Golden Valley Electric Association and a nonprofit that promotes electric vehicles in Alaska celebrated on Saturday the installation of a new electric-vehicle charging station in Cantwell. It’s the fastest EV charger in the state.
The charging station is on a property owned by Kirk Martakis, a local businessperson, EV owner and true believe in the technology.
“Man, it’s just been so wonderful driving electric,” he said. “We can’t even think of going back to gas anymore.”
Martakis has operated an EV charging station at the site for about four years now, using energy collected from his solar panels. Hence, the name of the facility: Driving on Sunshine.
“I started with solar and wind power for running my home,” he said in an interview Thursday.
But the old charger’s technology was much less powerful and slower than the new 50-kilowatt DC charger, which has been operating for about a month now. Martakis says it would take about six hours for the old system to charge an EV battery enough to get from there to Anchorage or Fairbanks.
The new fast charger cuts that time to about an hour. And Martakis has plans on how to keep customers occupied.
“As time goes on, there’ll be a little coffee shop and lodge here,” he said, “and people will be stopping in and having things to do while they charge.”
The fast charger was made available largely through the efforts of Kris Hall, an Anchorage engineer and EV owner and advocate. He and wife, Sara, run ReCharge Alaska, an organization that’s helping develop a network of charging stations throughout the state.

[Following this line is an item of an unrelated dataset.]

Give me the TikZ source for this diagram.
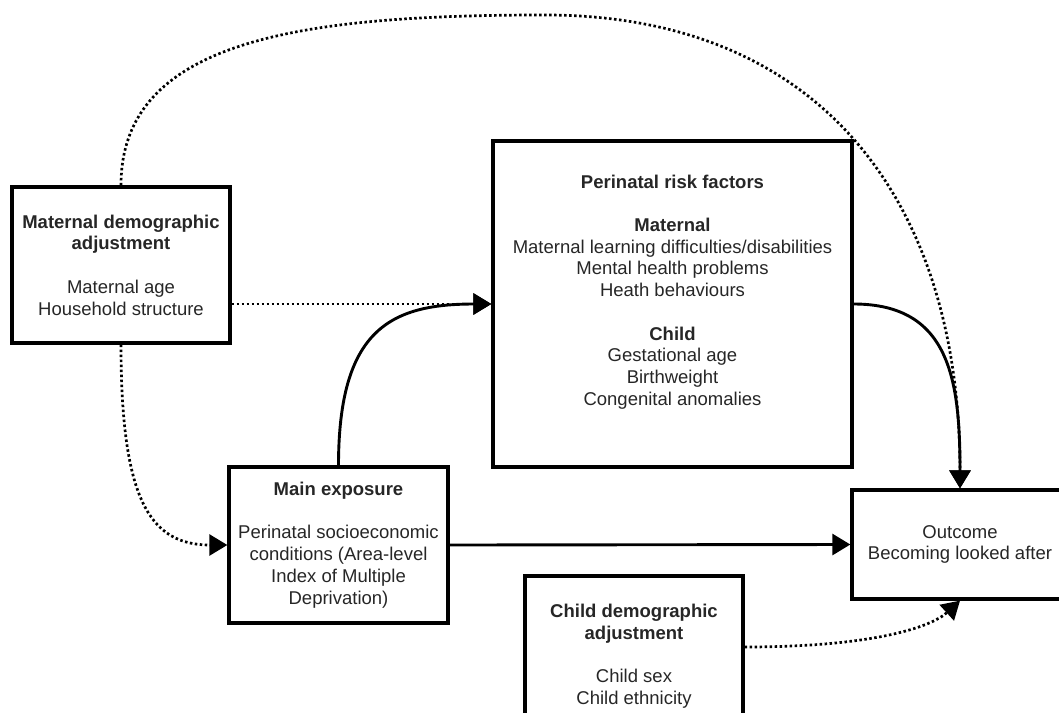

Golden Valley Electric Association partnered with ReCharge Alaska to set up the fast charger in Cantwell. GVEA is supporting the effort with a $49,000 grant and other assistance.
“This is a unique charger, in that it’ll be the fastest one in Alaska,” says Golden Valley spokesperson Meadow Bailey.
She says the utility is interested in supporting the fast charger because its members have expressed a lot of interest in EVs. And also because, if EVs begin replacing fossil-fuel-powered vehicles, it might help clear the air in Fairbanks.
“We know we have issues with air quality,” she said, “and electric vehicles are one of the solutions that we see.”
Bailey says Golden Valley will soon begin installing an EV charging station at its Fairbanks office that’ll feature two units that will charge even faster than the one in Cantwell. And she says Golden Valley wants to support development of another charging station in Delta Junction, to cover the eastern portion of its service area.
“So then we would have one on the Cantwell side, we’d have one in the Fairbanks area,” she said. “Delta would be the other.”
The Alaska Energy Authority also plans to develop more charging stations around Alaska. Martakis says ReCharge Alaska is working with AEA to set up new stations in Nenana, Healy and Talkeetna.